For years, the two had mused about starting a business together. But it wasn't until they visited a popular escape-game attraction in Nashville that they decided to pair up on this new venture.
"We saw the success others were having and we were confident we could duplicate it," David says.
"We ran the numbers and said to each other, 'We should stop everything we're doing and give this a shot,'" Michael says. "We can't believe we actually did it — especially something as ridiculous as this sounds."
Actually, while it might sound ridiculous, their skills dovetailed nicely with the new venture. With their construction chops, the cousins were able to do most of the interior work on the Escape Experience themselves. Michael's website construction skills also came in handy. The two grew up working in grocery stores, so they were both schooled in customer service.
They decided Chattanooga was ripe for the Escape Experience because of its central location and established tourist traffic. Because of the nature of the game, repeat visits are somewhat limited, so an ever-churning pool of new customers is required.
The cousins say they have plenty of room for expansion if business continues to build, and they're scheduled to open a location in Charleston, S.C., later this summer.

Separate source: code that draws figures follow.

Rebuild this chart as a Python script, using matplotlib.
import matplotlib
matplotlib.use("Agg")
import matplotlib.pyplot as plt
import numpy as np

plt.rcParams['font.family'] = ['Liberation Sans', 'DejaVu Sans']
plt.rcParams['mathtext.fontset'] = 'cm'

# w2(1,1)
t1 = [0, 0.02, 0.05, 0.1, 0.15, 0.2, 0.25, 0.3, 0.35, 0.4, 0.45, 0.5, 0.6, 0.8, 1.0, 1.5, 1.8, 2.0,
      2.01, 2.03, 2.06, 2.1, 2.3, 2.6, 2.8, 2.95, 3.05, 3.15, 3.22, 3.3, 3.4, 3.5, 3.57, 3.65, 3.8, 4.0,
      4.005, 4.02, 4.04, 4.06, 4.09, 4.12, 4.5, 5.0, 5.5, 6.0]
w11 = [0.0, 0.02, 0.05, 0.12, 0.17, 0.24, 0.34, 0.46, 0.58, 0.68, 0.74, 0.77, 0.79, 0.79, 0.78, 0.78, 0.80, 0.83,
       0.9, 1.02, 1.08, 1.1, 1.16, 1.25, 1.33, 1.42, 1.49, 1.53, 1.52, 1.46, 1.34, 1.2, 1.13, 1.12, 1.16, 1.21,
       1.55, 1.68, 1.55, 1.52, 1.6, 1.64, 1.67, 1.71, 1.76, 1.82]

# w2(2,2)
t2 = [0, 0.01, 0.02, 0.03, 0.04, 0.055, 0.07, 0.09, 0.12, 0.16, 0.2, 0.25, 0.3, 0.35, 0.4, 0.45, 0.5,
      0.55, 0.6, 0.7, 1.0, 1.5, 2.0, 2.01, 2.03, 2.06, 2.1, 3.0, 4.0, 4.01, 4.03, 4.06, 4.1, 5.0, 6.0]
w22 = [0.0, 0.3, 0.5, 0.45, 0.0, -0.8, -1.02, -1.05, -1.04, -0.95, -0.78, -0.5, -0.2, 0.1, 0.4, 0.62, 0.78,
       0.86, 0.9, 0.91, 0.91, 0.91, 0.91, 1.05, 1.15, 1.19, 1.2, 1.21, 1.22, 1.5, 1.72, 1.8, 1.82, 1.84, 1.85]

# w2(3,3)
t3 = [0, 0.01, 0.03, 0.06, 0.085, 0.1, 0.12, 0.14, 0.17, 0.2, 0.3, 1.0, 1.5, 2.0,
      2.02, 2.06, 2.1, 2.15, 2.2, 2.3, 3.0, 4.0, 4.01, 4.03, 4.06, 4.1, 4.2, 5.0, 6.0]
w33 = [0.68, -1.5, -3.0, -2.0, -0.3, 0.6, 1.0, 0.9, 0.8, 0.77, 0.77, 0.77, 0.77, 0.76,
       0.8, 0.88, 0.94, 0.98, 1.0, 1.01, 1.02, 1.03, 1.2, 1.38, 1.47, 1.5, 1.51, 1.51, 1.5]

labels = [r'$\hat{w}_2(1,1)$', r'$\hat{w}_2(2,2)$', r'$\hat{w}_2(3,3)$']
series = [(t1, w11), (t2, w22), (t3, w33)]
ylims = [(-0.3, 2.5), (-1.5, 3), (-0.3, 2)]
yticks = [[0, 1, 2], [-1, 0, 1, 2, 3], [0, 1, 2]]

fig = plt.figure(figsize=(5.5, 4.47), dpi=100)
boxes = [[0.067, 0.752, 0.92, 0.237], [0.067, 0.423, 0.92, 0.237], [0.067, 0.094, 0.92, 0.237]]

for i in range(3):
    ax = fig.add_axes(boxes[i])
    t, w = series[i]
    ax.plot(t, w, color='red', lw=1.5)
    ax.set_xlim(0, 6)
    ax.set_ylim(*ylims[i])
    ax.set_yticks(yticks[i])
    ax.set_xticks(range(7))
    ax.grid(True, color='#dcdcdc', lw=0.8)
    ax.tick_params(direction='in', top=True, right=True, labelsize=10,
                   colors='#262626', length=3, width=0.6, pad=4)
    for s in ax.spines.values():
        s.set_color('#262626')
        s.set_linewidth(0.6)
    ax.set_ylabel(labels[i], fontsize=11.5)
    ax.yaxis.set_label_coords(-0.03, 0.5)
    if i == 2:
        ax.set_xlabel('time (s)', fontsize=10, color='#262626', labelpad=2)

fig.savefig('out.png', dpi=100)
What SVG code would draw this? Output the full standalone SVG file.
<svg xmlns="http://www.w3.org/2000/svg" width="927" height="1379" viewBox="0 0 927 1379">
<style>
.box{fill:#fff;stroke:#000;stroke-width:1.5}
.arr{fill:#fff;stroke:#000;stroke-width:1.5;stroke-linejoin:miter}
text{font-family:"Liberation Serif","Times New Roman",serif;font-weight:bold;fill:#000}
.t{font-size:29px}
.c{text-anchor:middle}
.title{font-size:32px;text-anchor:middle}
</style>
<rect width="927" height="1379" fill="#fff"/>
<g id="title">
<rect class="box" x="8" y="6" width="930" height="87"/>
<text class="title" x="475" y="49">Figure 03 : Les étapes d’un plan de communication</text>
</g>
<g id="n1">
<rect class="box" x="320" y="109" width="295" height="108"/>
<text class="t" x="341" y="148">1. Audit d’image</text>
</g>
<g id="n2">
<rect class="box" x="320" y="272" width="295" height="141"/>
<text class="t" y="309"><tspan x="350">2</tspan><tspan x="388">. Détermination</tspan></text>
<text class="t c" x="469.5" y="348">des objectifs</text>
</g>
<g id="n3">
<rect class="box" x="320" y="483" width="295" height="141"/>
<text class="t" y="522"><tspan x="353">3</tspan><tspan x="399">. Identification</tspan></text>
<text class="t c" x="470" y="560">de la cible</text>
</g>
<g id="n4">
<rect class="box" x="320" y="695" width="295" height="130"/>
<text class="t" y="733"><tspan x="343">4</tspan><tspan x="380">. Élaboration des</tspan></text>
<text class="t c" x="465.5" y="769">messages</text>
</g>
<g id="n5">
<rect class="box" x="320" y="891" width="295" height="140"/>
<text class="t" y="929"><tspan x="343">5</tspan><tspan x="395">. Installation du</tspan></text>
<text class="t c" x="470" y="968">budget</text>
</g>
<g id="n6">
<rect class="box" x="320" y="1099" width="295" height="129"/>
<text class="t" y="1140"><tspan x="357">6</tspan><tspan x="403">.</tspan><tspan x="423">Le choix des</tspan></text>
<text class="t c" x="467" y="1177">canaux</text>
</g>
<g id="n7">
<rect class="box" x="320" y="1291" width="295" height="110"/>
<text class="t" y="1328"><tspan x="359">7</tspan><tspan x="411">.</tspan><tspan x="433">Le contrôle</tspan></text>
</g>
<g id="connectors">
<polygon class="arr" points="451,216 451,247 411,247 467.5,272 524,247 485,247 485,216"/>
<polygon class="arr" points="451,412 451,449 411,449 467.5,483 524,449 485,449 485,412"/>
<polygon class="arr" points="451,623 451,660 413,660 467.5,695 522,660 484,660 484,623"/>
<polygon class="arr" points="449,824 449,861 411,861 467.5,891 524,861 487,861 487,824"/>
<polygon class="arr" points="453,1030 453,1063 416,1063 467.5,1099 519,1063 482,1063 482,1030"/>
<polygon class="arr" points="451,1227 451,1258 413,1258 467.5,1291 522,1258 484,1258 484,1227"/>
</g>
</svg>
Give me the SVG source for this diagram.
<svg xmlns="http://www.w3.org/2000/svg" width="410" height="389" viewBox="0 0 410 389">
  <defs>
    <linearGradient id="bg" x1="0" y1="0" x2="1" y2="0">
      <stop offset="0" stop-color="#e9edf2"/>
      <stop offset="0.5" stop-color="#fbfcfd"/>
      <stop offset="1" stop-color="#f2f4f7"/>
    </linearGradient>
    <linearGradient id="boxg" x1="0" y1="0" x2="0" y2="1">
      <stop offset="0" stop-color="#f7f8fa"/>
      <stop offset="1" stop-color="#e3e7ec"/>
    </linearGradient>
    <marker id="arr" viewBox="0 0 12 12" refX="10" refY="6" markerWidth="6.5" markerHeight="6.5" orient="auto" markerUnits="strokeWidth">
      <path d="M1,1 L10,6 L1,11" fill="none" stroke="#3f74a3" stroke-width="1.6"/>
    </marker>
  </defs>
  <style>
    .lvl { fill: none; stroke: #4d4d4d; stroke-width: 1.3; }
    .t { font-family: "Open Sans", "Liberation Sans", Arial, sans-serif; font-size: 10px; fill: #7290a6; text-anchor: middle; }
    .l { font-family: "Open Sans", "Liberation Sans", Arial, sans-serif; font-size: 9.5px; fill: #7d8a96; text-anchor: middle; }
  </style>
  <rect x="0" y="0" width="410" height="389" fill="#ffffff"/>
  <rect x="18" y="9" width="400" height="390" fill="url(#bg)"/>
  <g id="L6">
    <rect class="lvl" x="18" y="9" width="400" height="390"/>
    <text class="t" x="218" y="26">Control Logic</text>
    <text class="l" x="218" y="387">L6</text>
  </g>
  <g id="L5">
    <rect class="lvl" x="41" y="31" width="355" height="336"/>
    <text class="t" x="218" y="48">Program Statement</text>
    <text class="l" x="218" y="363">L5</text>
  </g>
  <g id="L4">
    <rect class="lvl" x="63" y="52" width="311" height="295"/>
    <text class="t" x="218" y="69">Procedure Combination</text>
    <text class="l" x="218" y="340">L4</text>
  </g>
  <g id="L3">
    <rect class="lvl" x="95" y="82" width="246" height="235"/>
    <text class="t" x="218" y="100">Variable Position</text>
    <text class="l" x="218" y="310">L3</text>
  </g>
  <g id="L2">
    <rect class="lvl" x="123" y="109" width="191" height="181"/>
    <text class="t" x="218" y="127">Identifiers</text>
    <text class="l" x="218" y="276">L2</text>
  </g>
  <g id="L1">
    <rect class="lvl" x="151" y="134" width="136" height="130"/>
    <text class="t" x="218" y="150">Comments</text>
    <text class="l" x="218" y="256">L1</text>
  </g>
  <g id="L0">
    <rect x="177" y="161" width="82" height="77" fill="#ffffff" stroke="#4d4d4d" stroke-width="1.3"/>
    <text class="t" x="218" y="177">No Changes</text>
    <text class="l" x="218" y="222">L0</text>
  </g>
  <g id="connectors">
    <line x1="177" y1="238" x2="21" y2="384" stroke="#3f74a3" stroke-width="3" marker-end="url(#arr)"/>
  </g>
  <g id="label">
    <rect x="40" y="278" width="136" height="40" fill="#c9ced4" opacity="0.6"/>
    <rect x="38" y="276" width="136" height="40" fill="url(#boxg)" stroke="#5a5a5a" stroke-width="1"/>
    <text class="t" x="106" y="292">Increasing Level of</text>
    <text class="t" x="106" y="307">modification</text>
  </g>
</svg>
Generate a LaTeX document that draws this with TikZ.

Does anyone recognize these two goons? ;)

1 comment:

  1. Hi Anna, we had the absolute pleasure of attending that "crazy" little business idea by those "two goons" this past weekend. We had traveled down (from the suburbs of Detroit) to attend the premier night at the Caverns, and with a little divine intervention (by way of rain and my own pokiness at trying to book a haunt tour) found ourselves attempting "The Inheritance." Biased or otherwise, you should be proud. The creativity and authenticity present in the Escape Experience room (at least the one we were in) was amazing. And while we didn't escape, we had the most fun EVER doing something in a "tourist town."

    I'm curious if Michael or David write the scenarios as well. The range of difficulty levels in the puzzles and clues was incredibly appealing - and refreshing as there were a few times I found myself breaking my brain trying to figure something out and moved on to something else a little less mind-boggling. If not Michael or David, whoever DID come up with the "mind games" certainly deserves a serious pat on the back.

    As an aside - I was so delighted by our experience, that I am in the process of creating a "light" version for our 3 kids (12,11, and 9) for something to do during the day (to keep them busy and channel the nervous energy) of Hallowe'en. Truth be told, I'm also borrowing from a couple of the puzzles and mechanics that challenged us during our experience.

    Thank you for taking the time to read this... take care, and God Bless.